Take action and try to change things?
Who has the time, energy or motivation?
Lawsuits won by Big Business (which are intimately connected to our politicians and everything else) leave shareholders, disgruntled employees, and potential whistleblowers asking ‘why bother?!’
Information, communication and entertainment are an instant click away. The desire for attention and our ’15 minutes of fame’ are satiated though social networking sites, forums and blogs. The disconnection and isolation the instant world has brought leave many people yearning for community. Which ironically leaves some people all alone with their computers and gadgets trying to ‘connect’; searching for some sort of validity through their virtual worlds.
In spite of the fact that technology has been used mainly as a tool for the expression and exploitation of ‘self’, there has also been an increase in people using it for creating a force to combat the corruption that attempts to blind, silence, and control us. With our rights to protest being threatened (and in some cases protesters themselves being labeled as ‘terrorists’), it’s time to ‘wake up’ and take back the power that we have to make a difference. To take control of our anger and what we’re doing in the virtual world and manifest it onto the physical. Can’t find the time? Take some time off from your networking sites, games, texting and T.V, etc. and get out there. Don’t like this message?

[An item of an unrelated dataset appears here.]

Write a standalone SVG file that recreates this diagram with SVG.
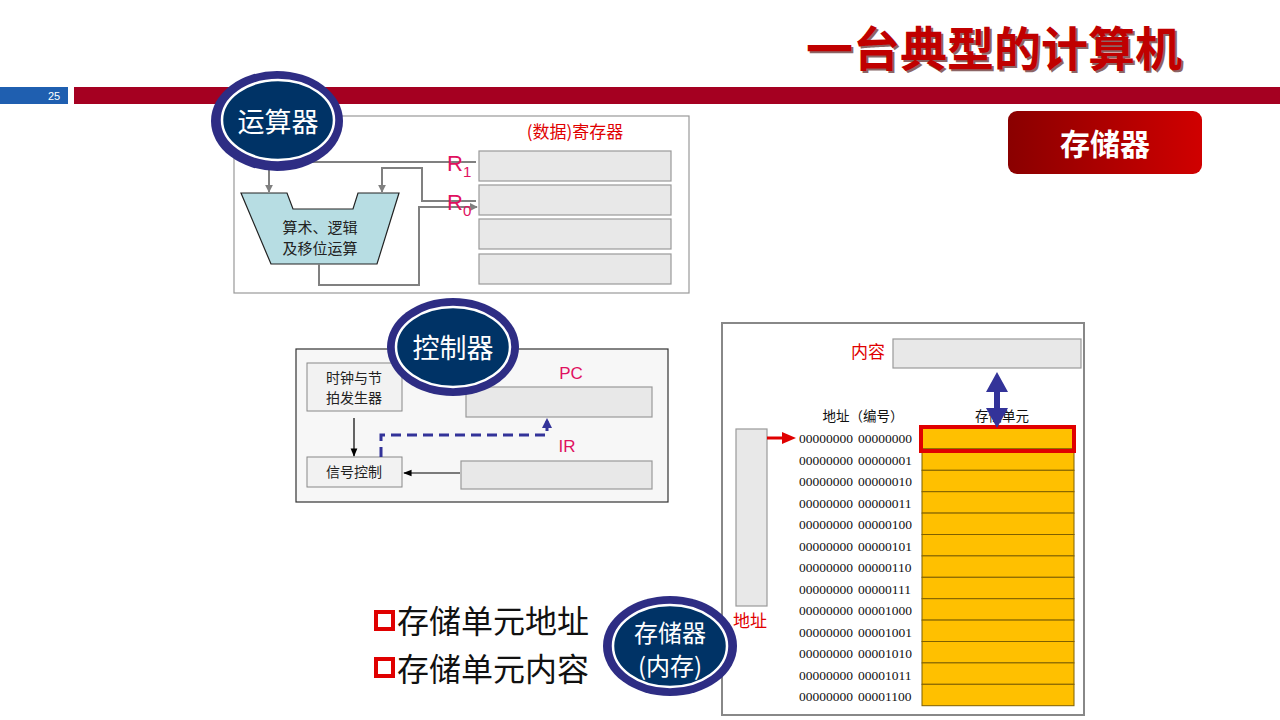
<svg xmlns="http://www.w3.org/2000/svg" width="1280" height="720" viewBox="0 0 1280 720">
<defs>
<style>
.cjk{font-family:"Noto Sans CJK SC","Liberation Sans",sans-serif}
.reg{fill:#E8E8E8;stroke:#999;stroke-width:1.2}
.wire{fill:none;stroke:#808080;stroke-width:2}
.lbl{fill:#E0115F;font-family:"Liberation Sans","Noto Sans CJK SC",sans-serif}
.addr{font-family:"Liberation Serif",serif;font-size:13.5px;fill:#111}
.cell{fill:#FFC000;stroke:#7F6000;stroke-width:1}
.ovo{fill:#2E2D84}
.ovi{fill:#003366;stroke:#fff;stroke-width:2.5}
.ovt{fill:#fff;font-size:27px;text-anchor:middle}
</style>
<marker id="ag" viewBox="0 0 10 10" refX="9" refY="5" markerWidth="4" markerHeight="4" orient="auto"><path d="M0,0L10,5L0,10z" fill="#808080"/></marker>
<marker id="ab" viewBox="0 0 10 10" refX="9" refY="5" markerWidth="7" markerHeight="7" orient="auto"><path d="M0,1L10,5L0,9z" fill="#000"/></marker>
<marker id="au" viewBox="0 0 10 10" refX="9" refY="5" markerWidth="3.5" markerHeight="3.5" orient="auto"><path d="M0,0L10,5L0,10z" fill="#333399"/></marker>
<linearGradient id="rg" x1="0" y1="0" x2="1" y2="0"><stop offset="0" stop-color="#8A0000"/><stop offset="1" stop-color="#D00000"/></linearGradient>
</defs>
<rect width="1280" height="720" fill="#fff"/>

<g id="header">
<rect x="0" y="87" width="68" height="17" fill="#1F5FB0"/>
<text x="54" y="100" font-family="Liberation Sans,sans-serif" font-size="11" fill="#fff" text-anchor="middle">25</text>
<rect x="74" y="87" width="1206" height="17" fill="#A50021"/>
<text x="996" y="68" class="cjk" font-size="47" font-weight="bold" fill="#400000" text-anchor="middle" opacity="0.6">一台典型的计算机</text>
<text x="994" y="66" class="cjk" font-size="47" font-weight="bold" fill="#C00000" text-anchor="middle">一台典型的计算机</text>
</g>

<g id="btn-memory">
<rect x="1008" y="111" width="194" height="63" rx="9" fill="url(#rg)"/>
<text x="1105" y="155" class="cjk" font-size="30" font-weight="bold" fill="#fff" text-anchor="middle">存储器</text>
</g>

<g id="alu-section">
<rect x="234" y="116" width="455" height="177" fill="#fff" stroke="#999" stroke-width="1.2"/>
<text x="575" y="138" class="cjk" font-size="17" fill="#E00000" text-anchor="middle">(数据)寄存器</text>
<rect class="reg" x="479" y="151" width="192" height="30"/>
<rect class="reg" x="479" y="185" width="192" height="30"/>
<rect class="reg" x="479" y="219" width="192" height="30"/>
<rect class="reg" x="479" y="254" width="192" height="30"/>
<polygon points="241,193 287,193 293,209 353,209 358,193 399,193 377,264 271,264" fill="#B7DDE3" stroke="#222" stroke-width="1.2"/>
<text x="320" y="233" class="cjk" font-size="15" fill="#222" text-anchor="middle">算术、逻辑</text>
<text x="320" y="254" class="cjk" font-size="15" fill="#222" text-anchor="middle">及移位运算</text>
</g>

<g id="control-section">
<rect x="296" y="349" width="372" height="153" fill="#F7F7F7" stroke="#333" stroke-width="1.2"/>
<rect x="307" y="363" width="95" height="48" fill="#F2F2F2" stroke="#888" stroke-width="1"/>
<text x="354" y="383" class="cjk" font-size="14" fill="#222" text-anchor="middle">时钟与节</text>
<text x="354" y="403" class="cjk" font-size="14" fill="#222" text-anchor="middle">拍发生器</text>
<rect x="307" y="457" width="95" height="30" fill="#F2F2F2" stroke="#888" stroke-width="1"/>
<text x="354" y="477" class="cjk" font-size="14" fill="#222" text-anchor="middle">信号控制</text>
<text x="571" y="379" class="lbl" font-size="17" text-anchor="middle">PC</text>
<rect class="reg" x="466" y="387" width="186" height="30"/>
<text x="567" y="452" class="lbl" font-size="17" text-anchor="middle">IR</text>
<rect class="reg" x="461" y="461" width="191" height="28"/>
</g>

<g id="memory-section">
<rect x="722" y="323" width="362" height="392" fill="#fff" stroke="#888" stroke-width="2"/>
<text x="868" y="358" class="cjk" font-size="17" fill="#E00000" text-anchor="middle">内容</text>
<rect class="reg" x="893" y="339" width="188" height="29"/>
<text x="863" y="421" class="cjk" font-size="13.5" fill="#111" text-anchor="middle">地址（编号）</text>
<text x="1002" y="421" class="cjk" font-size="13.5" fill="#111" text-anchor="middle">存储单元</text>
<rect class="reg" x="736" y="429" width="31" height="177"/>
<text x="750" y="627" class="cjk" font-size="17" fill="#E00000" text-anchor="middle">地址</text>
<g id="cells">
<rect class="cell" x="922" y="427.5" width="152" height="21.4"/>
<rect class="cell" x="922" y="448.9" width="152" height="21.4"/>
<rect class="cell" x="922" y="470.3" width="152" height="21.4"/>
<rect class="cell" x="922" y="491.7" width="152" height="21.4"/>
<rect class="cell" x="922" y="513.1" width="152" height="21.4"/>
<rect class="cell" x="922" y="534.5" width="152" height="21.4"/>
<rect class="cell" x="922" y="555.9" width="152" height="21.4"/>
<rect class="cell" x="922" y="577.3" width="152" height="21.4"/>
<rect class="cell" x="922" y="598.7" width="152" height="21.4"/>
<rect class="cell" x="922" y="620.1" width="152" height="21.4"/>
<rect class="cell" x="922" y="641.5" width="152" height="21.4"/>
<rect class="cell" x="922" y="662.9" width="152" height="21.4"/>
<rect class="cell" x="922" y="684.3" width="152" height="21.4"/>
<rect x="921" y="427" width="153" height="24" fill="none" stroke="#E00000" stroke-width="4"/>
</g>
<g id="addresses" class="addr">
<text x="799" y="443">00000000<tspan x="858">00000000</tspan></text>
<text x="799" y="464.5">00000000<tspan x="858">00000001</tspan></text>
<text x="799" y="486">00000000<tspan x="858">00000010</tspan></text>
<text x="799" y="507.5">00000000<tspan x="858">00000011</tspan></text>
<text x="799" y="529">00000000<tspan x="858">00000100</tspan></text>
<text x="799" y="550.5">00000000<tspan x="858">00000101</tspan></text>
<text x="799" y="572">00000000<tspan x="858">00000110</tspan></text>
<text x="799" y="593.5">00000000<tspan x="858">00000111</tspan></text>
<text x="799" y="615">00000000<tspan x="858">00001000</tspan></text>
<text x="799" y="636.5">00000000<tspan x="858">00001001</tspan></text>
<text x="799" y="658">00000000<tspan x="858">00001010</tspan></text>
<text x="799" y="679.5">00000000<tspan x="858">00001011</tspan></text>
<text x="799" y="701">00000000<tspan x="858">00001100</tspan></text>
</g>
</g>

<g id="connectors">
<path class="wire" d="M476,162H269V192" marker-end="url(#ag)"/>
<path class="wire" d="M476,201H422V168H382V192" marker-end="url(#ag)"/>
<path class="wire" d="M319,264V285H419V207H477" marker-end="url(#ag)"/>
<line x1="354" y1="418" x2="354" y2="456" stroke="#000" stroke-width="1.2" marker-end="url(#ab)"/>
<line x1="460" y1="473" x2="404" y2="473" stroke="#000" stroke-width="1.2" marker-end="url(#ab)"/>
<path d="M381,457V435H547V419" fill="none" stroke="#333399" stroke-width="3" stroke-dasharray="10,6" marker-end="url(#au)"/>
<line x1="767" y1="438" x2="785" y2="438" stroke="#E00000" stroke-width="3"/>
<polygon points="782,432 796,438 782,444" fill="#E00000"/>
<polygon points="997,372 1008,392 1000,392 1000,408 1008,408 997,428 986,408 994,408 994,392 986,392" fill="#333399"/>
</g>

<g id="reg-labels">
<text x="447" y="171" class="lbl" font-size="22">R<tspan font-size="15" dy="6">1</tspan></text>
<text x="447" y="210" class="lbl" font-size="22">R<tspan font-size="15" dy="6">0</tspan></text>
</g>

<g id="oval-alu">
<ellipse class="ovo" cx="277" cy="121" rx="66" ry="50"/>
<ellipse class="ovi" cx="278" cy="120" rx="56" ry="40"/>
<text x="278" y="132" class="cjk ovt">运算器</text>
</g>

<g id="oval-control">
<ellipse class="ovo" cx="453" cy="347" rx="66" ry="49"/>
<ellipse class="ovi" cx="453" cy="347" rx="57" ry="40"/>
<text x="453" y="358" class="cjk ovt">控制器</text>
</g>

<g id="bullets">
<rect x="376" y="612" width="17" height="17" fill="none" stroke="#E00000" stroke-width="4"/>
<text x="397" y="633" class="cjk" font-size="32" fill="#111">存储单元地址</text>
<rect x="376" y="659" width="17" height="17" fill="none" stroke="#E00000" stroke-width="4"/>
<text x="397" y="681" class="cjk" font-size="32" fill="#111">存储单元内容</text>
</g>

<g id="oval-memory">
<ellipse class="ovo" cx="670" cy="646" rx="67" ry="50"/>
<ellipse class="ovi" cx="670" cy="646" rx="57" ry="41"/>
<text x="670" y="642" class="cjk" font-size="24" fill="#fff" text-anchor="middle">存储器</text>
<text x="670" y="675" class="cjk" font-size="24" fill="#fff" text-anchor="middle">(内存)</text>
</g>
</svg>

September 27, 2008 at 3:45 am
As another 20 something, I approve of this message.
Sure, the general idea is that your supposed to live the hell out of yourself right about now. I do that occasionally.

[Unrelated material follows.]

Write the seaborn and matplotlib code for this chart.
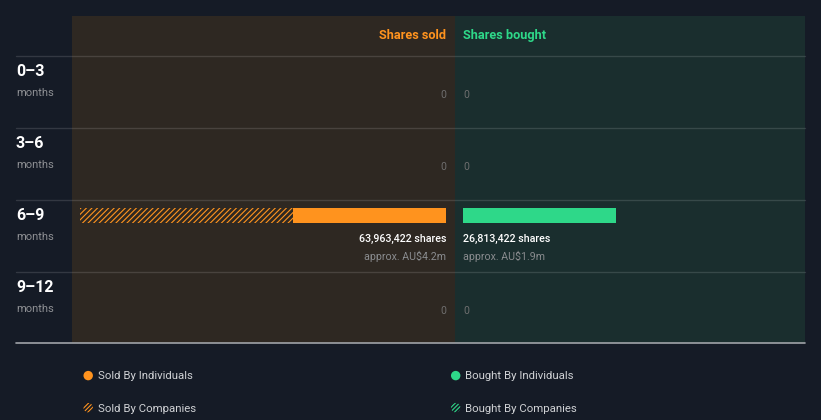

More than anything I end up in front of my computer, reading a lot, blogging quite a bit too.
Then there’s porn, games, the recreational drug use that turned my mind into a black bottomless pit, and which I’ve since dropped.
The good thing about it was that it made me think. Think about what I care about, what makes me happy.
And it sure as hell isn’t spending hours in front of a computer. In fact, it sure as hell isn’t spending hours at something that you can buy either.
The medification for the boredom of people isn’t money. That’s really what people need to realize.
Bring me my global network of small self-sufficient community farms! My monasteries of science! My cure for this self taught behavior that takes me nowhere. Neither as a human, nor as an individual.
The only cure I’ve found so far is the thought of humanity, and what we might become if we just want to.
Our evolution into something else, just as we’ve evolved over and over before we will in the future.
Unless we keep doing what we’re doing, that is. Then time will stand still for the most of us while we wait for the latest breakthrough that let’s us watch higher quality television, better graphics on games run by better computers, more addictive drugs of all kinds and shapes.
Another cure is getting angry. It forces you to do something, and yet it’s shunned upon by most.
I wonder why? When do you ever feel so alive as when something thoroughly pissed you off?
The only good uses for this energy I’ve found so far is writing and working out.
Beating people up could be one too, but it wont really change anyones opinions so you might as well use it for something else.
I’m off now, before I start quoting Fight Club or something. Sure, it’s a good movie, but people give it too much credit if you ask me.
September 27, 2008 at 10:38 am
Activities that engrandize and empower one’s self are as active as actities that engrandize and power others, or us all. It’s the valuation on helping others as higher than helping one’s self that changes, not activity vs. inactivity. Saying that helping one’s self is less important than helping others, or not important at all, is not universally held to be true.